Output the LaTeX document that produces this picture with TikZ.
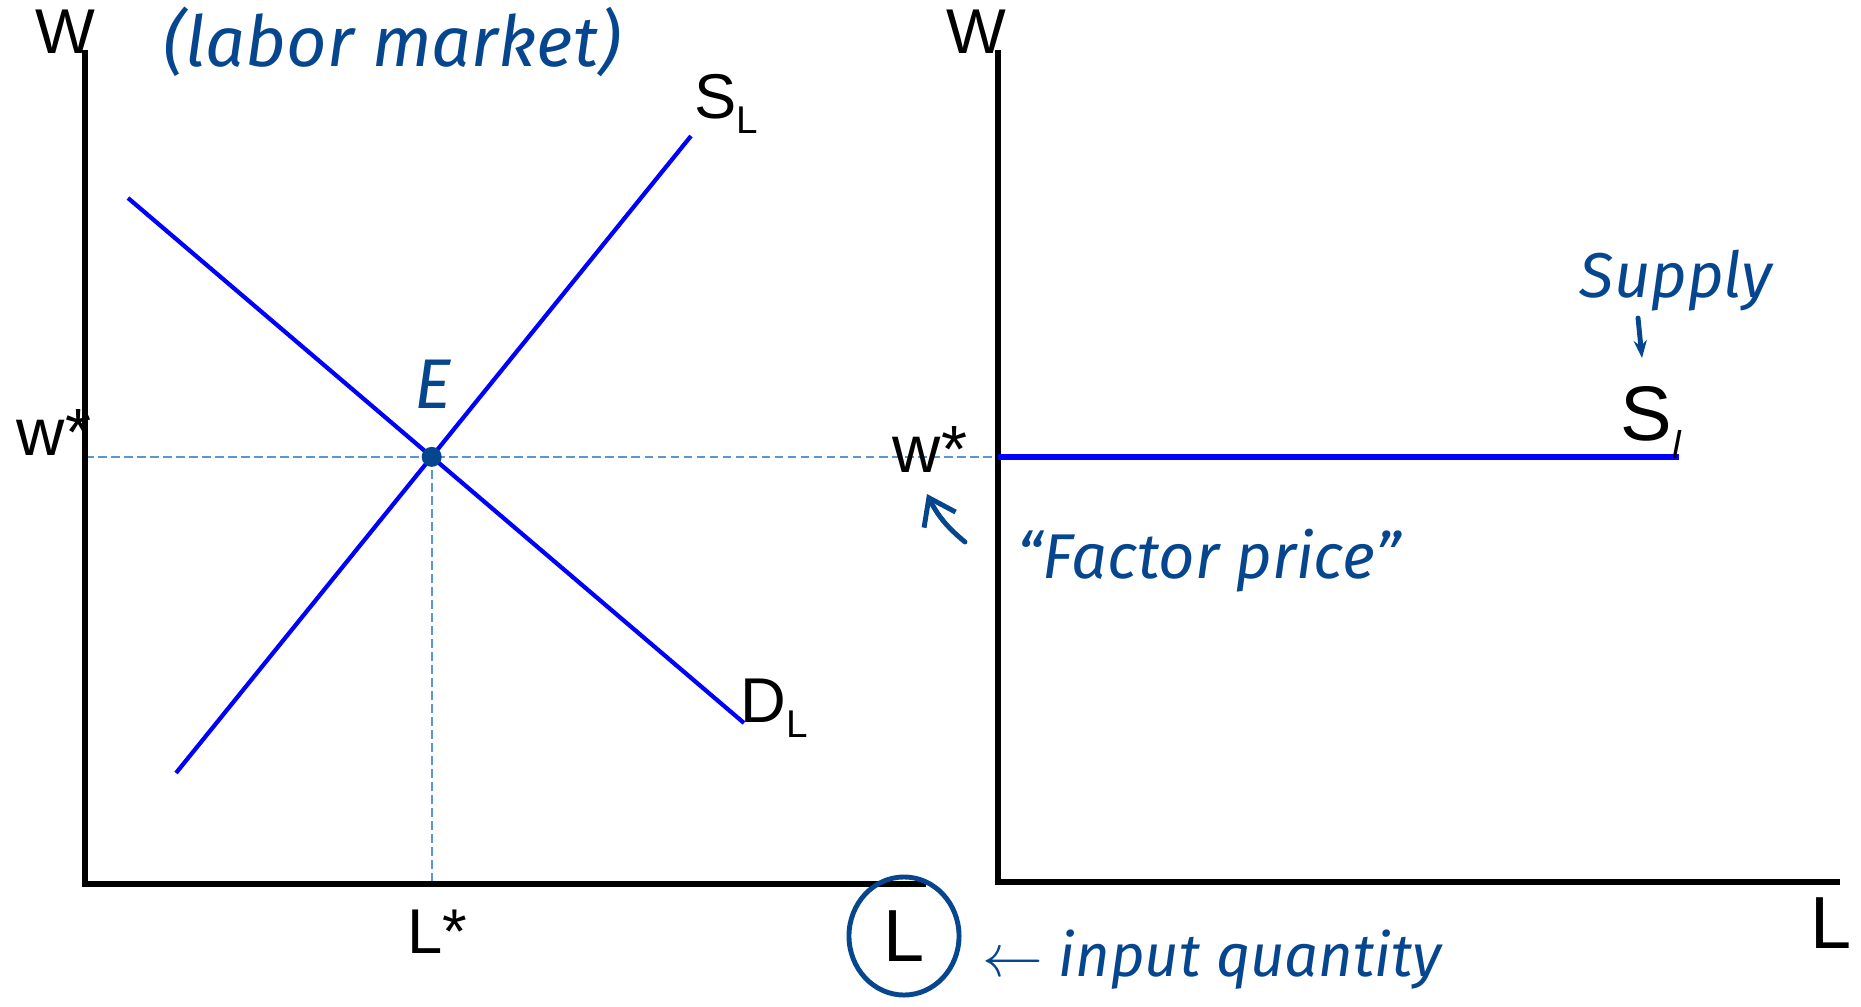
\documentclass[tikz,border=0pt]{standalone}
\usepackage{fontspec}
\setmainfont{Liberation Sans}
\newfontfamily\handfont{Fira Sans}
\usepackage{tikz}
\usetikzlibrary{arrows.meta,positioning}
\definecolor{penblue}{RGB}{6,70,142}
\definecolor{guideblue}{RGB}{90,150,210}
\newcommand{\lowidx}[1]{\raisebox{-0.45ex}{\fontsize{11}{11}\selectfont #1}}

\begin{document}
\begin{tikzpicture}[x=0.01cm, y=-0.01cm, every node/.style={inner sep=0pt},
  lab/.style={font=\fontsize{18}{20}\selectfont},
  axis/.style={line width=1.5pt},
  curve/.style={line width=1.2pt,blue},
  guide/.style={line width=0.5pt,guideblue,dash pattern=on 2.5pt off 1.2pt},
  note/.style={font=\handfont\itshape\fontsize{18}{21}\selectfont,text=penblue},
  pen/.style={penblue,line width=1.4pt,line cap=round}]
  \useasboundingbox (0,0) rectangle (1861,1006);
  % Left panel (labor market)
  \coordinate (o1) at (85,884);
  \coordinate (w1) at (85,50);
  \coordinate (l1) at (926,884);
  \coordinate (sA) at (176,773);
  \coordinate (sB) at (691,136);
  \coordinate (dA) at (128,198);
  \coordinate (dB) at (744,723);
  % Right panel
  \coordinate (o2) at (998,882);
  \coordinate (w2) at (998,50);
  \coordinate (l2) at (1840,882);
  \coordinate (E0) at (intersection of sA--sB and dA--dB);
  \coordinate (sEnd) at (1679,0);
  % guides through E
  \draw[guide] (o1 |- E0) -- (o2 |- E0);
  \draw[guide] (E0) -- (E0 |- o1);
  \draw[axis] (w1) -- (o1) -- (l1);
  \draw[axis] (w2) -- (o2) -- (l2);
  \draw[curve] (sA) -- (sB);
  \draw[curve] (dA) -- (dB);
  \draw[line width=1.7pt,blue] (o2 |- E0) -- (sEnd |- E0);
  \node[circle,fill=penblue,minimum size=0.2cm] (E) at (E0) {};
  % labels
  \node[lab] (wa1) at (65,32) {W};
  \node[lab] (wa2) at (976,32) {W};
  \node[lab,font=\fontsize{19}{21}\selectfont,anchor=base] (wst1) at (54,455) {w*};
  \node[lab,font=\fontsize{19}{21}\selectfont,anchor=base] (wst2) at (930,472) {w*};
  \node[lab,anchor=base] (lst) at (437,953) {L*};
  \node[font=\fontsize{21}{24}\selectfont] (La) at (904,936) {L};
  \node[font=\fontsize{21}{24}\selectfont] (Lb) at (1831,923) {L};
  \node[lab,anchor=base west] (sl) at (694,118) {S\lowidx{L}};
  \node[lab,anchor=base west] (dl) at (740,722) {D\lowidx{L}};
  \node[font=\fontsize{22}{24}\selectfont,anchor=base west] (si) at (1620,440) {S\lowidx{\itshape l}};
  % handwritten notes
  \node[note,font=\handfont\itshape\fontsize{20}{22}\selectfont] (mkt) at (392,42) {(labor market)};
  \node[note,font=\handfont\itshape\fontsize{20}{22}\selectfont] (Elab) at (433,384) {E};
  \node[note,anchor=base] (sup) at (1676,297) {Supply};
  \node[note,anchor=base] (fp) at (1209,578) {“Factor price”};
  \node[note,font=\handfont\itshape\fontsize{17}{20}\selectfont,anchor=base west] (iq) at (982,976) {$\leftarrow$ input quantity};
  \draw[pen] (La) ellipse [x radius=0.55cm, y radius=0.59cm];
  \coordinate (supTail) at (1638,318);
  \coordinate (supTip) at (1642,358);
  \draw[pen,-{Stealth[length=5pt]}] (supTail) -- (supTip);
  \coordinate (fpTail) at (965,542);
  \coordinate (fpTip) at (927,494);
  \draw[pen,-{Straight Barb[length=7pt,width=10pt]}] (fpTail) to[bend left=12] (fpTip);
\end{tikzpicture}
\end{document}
§
* What is needed
Leave the pictures out and output the rest of the listing exactly.

* Answer for this exercise
Output the LaTeX document that produces this picture with TikZ.
\documentclass[tikz,border=0pt]{standalone}
\usepackage{fontspec}
\setmainfont{Liberation Sans}
\newfontfamily\handfont{Fira Sans}
\usepackage{tikz}
\usetikzlibrary{arrows.meta,positioning}
\definecolor{penblue}{RGB}{6,70,142}
\definecolor{guideblue}{RGB}{90,150,210}
\newcommand{\lowidx}[1]{\raisebox{-0.45ex}{\fontsize{11}{11}\selectfont #1}}

\begin{document}
\begin{tikzpicture}[x=0.01cm, y=-0.01cm, every node/.style={inner sep=0pt},
  lab/.style={font=\fontsize{18}{20}\selectfont},
  axis/.style={line width=1.5pt},
  curve/.style={line width=1.2pt,blue},
  guide/.style={line width=0.5pt,guideblue,dash pattern=on 2.5pt off 1.2pt},
  note/.style={font=\handfont\itshape\fontsize{18}{21}\selectfont,text=penblue},
  pen/.style={penblue,line width=1.4pt,line cap=round}]
  \useasboundingbox (0,0) rectangle (1861,1006);
  % Left panel (labor market)
  \coordinate (o1) at (85,884);
  \coordinate (w1) at (85,50);
  \coordinate (l1) at (926,884);
  \coordinate (sA) at (176,773);
  \coordinate (sB) at (691,136);
  \coordinate (dA) at (128,198);
  \coordinate (dB) at (744,723);
  % Right panel
  \coordinate (o2) at (998,882);
  \coordinate (w2) at (998,50);
  \coordinate (l2) at (1840,882);
  \coordinate (E0) at (intersection of sA--sB and dA--dB);
  \coordinate (sEnd) at (1679,0);
  % guides through E
  \draw[guide] (o1 |- E0) -- (o2 |- E0);
  \draw[guide] (E0) -- (E0 |- o1);
  \draw[axis] (w1) -- (o1) -- (l1);
  \draw[axis] (w2) -- (o2) -- (l2);
  \draw[curve] (sA) -- (sB);
  \draw[curve] (dA) -- (dB);
  \draw[line width=1.7pt,blue] (o2 |- E0) -- (sEnd |- E0);
  \node[circle,fill=penblue,minimum size=0.2cm] (E) at (E0) {};
  % labels
  \node[lab] (wa1) at (65,32) {W};
  \node[lab] (wa2) at (976,32) {W};
  \node[lab,font=\fontsize{19}{21}\selectfont,anchor=base] (wst1) at (54,455) {w*};
  \node[lab,font=\fontsize{19}{21}\selectfont,anchor=base] (wst2) at (930,472) {w*};
  \node[lab,anchor=base] (lst) at (437,953) {L*};
  \node[font=\fontsize{21}{24}\selectfont] (La) at (904,936) {L};
  \node[font=\fontsize{21}{24}\selectfont] (Lb) at (1831,923) {L};
  \node[lab,anchor=base west] (sl) at (694,118) {S\lowidx{L}};
  \node[lab,anchor=base west] (dl) at (740,722) {D\lowidx{L}};
  \node[font=\fontsize{22}{24}\selectfont,anchor=base west] (si) at (1620,440) {S\lowidx{\itshape l}};
  % handwritten notes
  \node[note,font=\handfont\itshape\fontsize{20}{22}\selectfont] (mkt) at (392,42) {(labor market)};
  \node[note,font=\handfont\itshape\fontsize{20}{22}\selectfont] (Elab) at (433,384) {E};
  \node[note,anchor=base] (sup) at (1676,297) {Supply};
  \node[note,anchor=base] (fp) at (1209,578) {“Factor price”};
  \node[note,font=\handfont\itshape\fontsize{17}{20}\selectfont,anchor=base west] (iq) at (982,976) {$\leftarrow$ input quantity};
  \draw[pen] (La) ellipse [x radius=0.55cm, y radius=0.59cm];
  \coordinate (supTail) at (1638,318);
  \coordinate (supTip) at (1642,358);
  \draw[pen,-{Stealth[length=5pt]}] (supTail) -- (supTip);
  \coordinate (fpTail) at (965,542);
  \coordinate (fpTip) at (927,494);
  \draw[pen,-{Straight Barb[length=7pt,width=10pt]}] (fpTail) to[bend left=12] (fpTip);
\end{tikzpicture}
\end{document}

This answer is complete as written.